What you will do:
Set the listing down again in full, word for word, with the pictures left out.

Raw data:
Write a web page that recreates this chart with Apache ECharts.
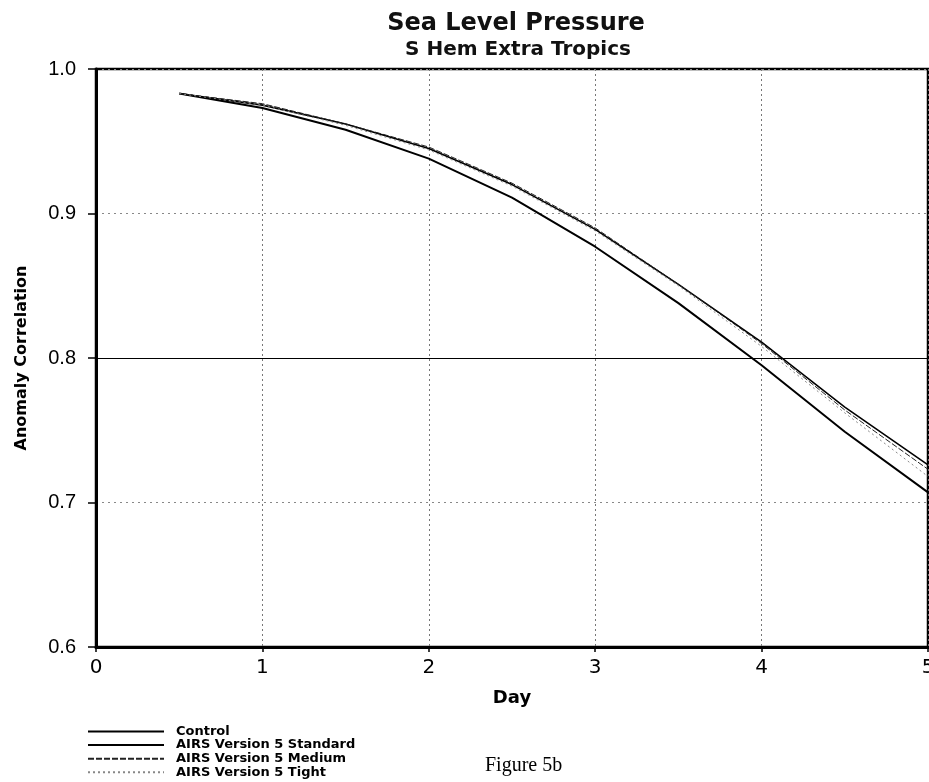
<!DOCTYPE html>
<html>
<head>
<meta charset="utf-8">
<script src="https://cdn.jsdelivr.net/npm/echarts@6/dist/echarts.min.js"></script>
<style>
  html, body { margin: 0; padding: 0; background: #fff; }
  #chart { width: 929px; height: 782px; }
</style>
</head>
<body>
<div id="chart"></div>
<script>
// Forecast day (x) and anomaly correlation per experiment
var days = [0.5, 1, 1.5, 2, 2.5, 3, 3.5, 4, 4.5, 5];
var control  = [0.983, 0.973, 0.958, 0.938, 0.911, 0.877, 0.838, 0.795, 0.749, 0.707];
var standard = [0.983, 0.975, 0.962, 0.945, 0.920, 0.889, 0.851, 0.811, 0.766, 0.726];
var medium   = [0.983, 0.976, 0.962, 0.946, 0.921, 0.890, 0.851, 0.810, 0.764, 0.723];
var tight    = [0.983, 0.975, 0.961, 0.944, 0.919, 0.888, 0.850, 0.808, 0.762, 0.718];
var seriesNames = ['Control', 'AIRS Version 5 Standard', 'AIRS Version 5 Medium', 'AIRS Version 5 Tight'];

function pairs(vals) {
  return days.map(function (d, i) { return [d, vals[i]]; });
}

var chart = echarts.init(document.getElementById('chart'));
var font = 'DejaVu Sans';

chart.setOption({
  backgroundColor: '#fff',
  animation: false,
  title: [
    { text: 'Sea Level Pressure', left: 511, top: 7, textAlign: 'center',
      textStyle: { fontFamily: font, fontSize: 24, fontWeight: 'bold', color: '#111' } },
    { text: 'S Hem Extra Tropics', left: 513, top: 35, textAlign: 'center',
      textStyle: { fontFamily: font, fontSize: 20, fontWeight: 'bold', color: '#111' } }
  ],
  grid: { left: 96, right: 1, top: 69, bottom: 135, outerBoundsMode: 'none', containLabel: false,
    show: true, borderColor: '#000', borderWidth: 2.5, backgroundColor: 'transparent' },
  legend: {
    orient: 'vertical', left: 87, top: 725, padding: 0,
    itemWidth: 76, itemHeight: 13, itemGap: 0.6,
    data: seriesNames,
    itemStyle: { opacity: 0 },
    textStyle: { fontFamily: font, fontSize: 13, fontWeight: 'bold', color: '#000', lineHeight: 13,
      padding: [0, 0, 0, 7] }
  },
  graphic: [
    { type: 'text', left: 485, top: 756,
      style: { text: 'Figure 5b', fontFamily: 'Liberation Serif', fontSize: 20, fill: '#000' } }
  ],
  xAxis: {
    type: 'value', min: 0, max: 5, interval: 1,
    name: 'Day', nameLocation: 'middle', nameGap: 42,
    nameTextStyle: { fontFamily: font, fontSize: 18, fontWeight: 'bold', color: '#000' },
    axisLine: { show: true, onZero: false, lineStyle: { color: '#000', width: 3 } },
    axisTick: { show: true, length: 5, lineStyle: { color: '#000', width: 1.5 } },
    axisLabel: { fontFamily: font, fontSize: 20, color: '#000', margin: 11 },
    splitLine: { show: true, lineStyle: { color: '#777', width: 1, type: [2, 3] } }
  },
  yAxis: {
    type: 'value', min: 0.6, max: 1.0, interval: 0.1,
    name: 'Anomaly Correlation', nameLocation: 'middle', nameGap: 66,
    nameTextStyle: { fontFamily: font, fontSize: 16, fontWeight: 'bold', color: '#000' },
    axisLine: { show: true, lineStyle: { color: '#000', width: 3 } },
    axisTick: { show: true, length: 8, lineStyle: { color: '#000', width: 1.5 } },
    axisLabel: { fontFamily: 'Liberation Sans', fontSize: 20, color: '#000', margin: 20,
      formatter: function (v) { return v.toFixed(1); } },
    splitLine: { show: true, lineStyle: { color: '#888', width: 1, type: [2, 4] } }
  },
  series: [
    { name: seriesNames[0], type: 'line', data: pairs(control), symbol: 'none',
      lineStyle: { color: '#000', width: 2 },
      markLine: { silent: true, symbol: 'none', label: { show: false },
        lineStyle: { color: '#000', width: 1, type: 'solid' }, data: [{ yAxis: 0.8 }] } },
    { name: seriesNames[1], type: 'line', data: pairs(standard), symbol: 'none',
      lineStyle: { color: '#000', width: 1.6 } },
    { name: seriesNames[2], type: 'line', data: pairs(medium), symbol: 'none',
      lineStyle: { color: '#222', width: 1, type: [6, 2] } },
    { name: seriesNames[3], type: 'line', data: pairs(tight), symbol: 'none',
      lineStyle: { color: '#888', width: 1, type: [2, 3] } }
  ]
});
</script>
</body>
</html>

Solution to the problem:
Write a web page that recreates this chart with Apache ECharts.
<!DOCTYPE html>
<html>
<head>
<meta charset="utf-8">
<script src="https://cdn.jsdelivr.net/npm/echarts@6/dist/echarts.min.js"></script>
<style>
  html, body { margin: 0; padding: 0; background: #fff; }
  #chart { width: 929px; height: 782px; }
</style>
</head>
<body>
<div id="chart"></div>
<script>
// Forecast day (x) and anomaly correlation per experiment
var days = [0.5, 1, 1.5, 2, 2.5, 3, 3.5, 4, 4.5, 5];
var control  = [0.983, 0.973, 0.958, 0.938, 0.911, 0.877, 0.838, 0.795, 0.749, 0.707];
var standard = [0.983, 0.975, 0.962, 0.945, 0.920, 0.889, 0.851, 0.811, 0.766, 0.726];
var medium   = [0.983, 0.976, 0.962, 0.946, 0.921, 0.890, 0.851, 0.810, 0.764, 0.723];
var tight    = [0.983, 0.975, 0.961, 0.944, 0.919, 0.888, 0.850, 0.808, 0.762, 0.718];
var seriesNames = ['Control', 'AIRS Version 5 Standard', 'AIRS Version 5 Medium', 'AIRS Version 5 Tight'];

function pairs(vals) {
  return days.map(function (d, i) { return [d, vals[i]]; });
}

var chart = echarts.init(document.getElementById('chart'));
var font = 'DejaVu Sans';

chart.setOption({
  backgroundColor: '#fff',
  animation: false,
  title: [
    { text: 'Sea Level Pressure', left: 511, top: 7, textAlign: 'center',
      textStyle: { fontFamily: font, fontSize: 24, fontWeight: 'bold', color: '#111' } },
    { text: 'S Hem Extra Tropics', left: 513, top: 35, textAlign: 'center',
      textStyle: { fontFamily: font, fontSize: 20, fontWeight: 'bold', color: '#111' } }
  ],
  grid: { left: 96, right: 1, top: 69, bottom: 135, outerBoundsMode: 'none', containLabel: false,
    show: true, borderColor: '#000', borderWidth: 2.5, backgroundColor: 'transparent' },
  legend: {
    orient: 'vertical', left: 87, top: 725, padding: 0,
    itemWidth: 76, itemHeight: 13, itemGap: 0.6,
    data: seriesNames,
    itemStyle: { opacity: 0 },
    textStyle: { fontFamily: font, fontSize: 13, fontWeight: 'bold', color: '#000', lineHeight: 13,
      padding: [0, 0, 0, 7] }
  },
  graphic: [
    { type: 'text', left: 485, top: 756,
      style: { text: 'Figure 5b', fontFamily: 'Liberation Serif', fontSize: 20, fill: '#000' } }
  ],
  xAxis: {
    type: 'value', min: 0, max: 5, interval: 1,
    name: 'Day', nameLocation: 'middle', nameGap: 42,
    nameTextStyle: { fontFamily: font, fontSize: 18, fontWeight: 'bold', color: '#000' },
    axisLine: { show: true, onZero: false, lineStyle: { color: '#000', width: 3 } },
    axisTick: { show: true, length: 5, lineStyle: { color: '#000', width: 1.5 } },
    axisLabel: { fontFamily: font, fontSize: 20, color: '#000', margin: 11 },
    splitLine: { show: true, lineStyle: { color: '#777', width: 1, type: [2, 3] } }
  },
  yAxis: {
    type: 'value', min: 0.6, max: 1.0, interval: 0.1,
    name: 'Anomaly Correlation', nameLocation: 'middle', nameGap: 66,
    nameTextStyle: { fontFamily: font, fontSize: 16, fontWeight: 'bold', color: '#000' },
    axisLine: { show: true, lineStyle: { color: '#000', width: 3 } },
    axisTick: { show: true, length: 8, lineStyle: { color: '#000', width: 1.5 } },
    axisLabel: { fontFamily: 'Liberation Sans', fontSize: 20, color: '#000', margin: 20,
      formatter: function (v) { return v.toFixed(1); } },
    splitLine: { show: true, lineStyle: { color: '#888', width: 1, type: [2, 4] } }
  },
  series: [
    { name: seriesNames[0], type: 'line', data: pairs(control), symbol: 'none',
      lineStyle: { color: '#000', width: 2 },
      markLine: { silent: true, symbol: 'none', label: { show: false },
        lineStyle: { color: '#000', width: 1, type: 'solid' }, data: [{ yAxis: 0.8 }] } },
    { name: seriesNames[1], type: 'line', data: pairs(standard), symbol: 'none',
      lineStyle: { color: '#000', width: 1.6 } },
    { name: seriesNames[2], type: 'line', data: pairs(medium), symbol: 'none',
      lineStyle: { color: '#222', width: 1, type: [6, 2] } },
    { name: seriesNames[3], type: 'line', data: pairs(tight), symbol: 'none',
      lineStyle: { color: '#888', width: 1, type: [2, 3] } }
  ]
});
</script>
</body>
</html>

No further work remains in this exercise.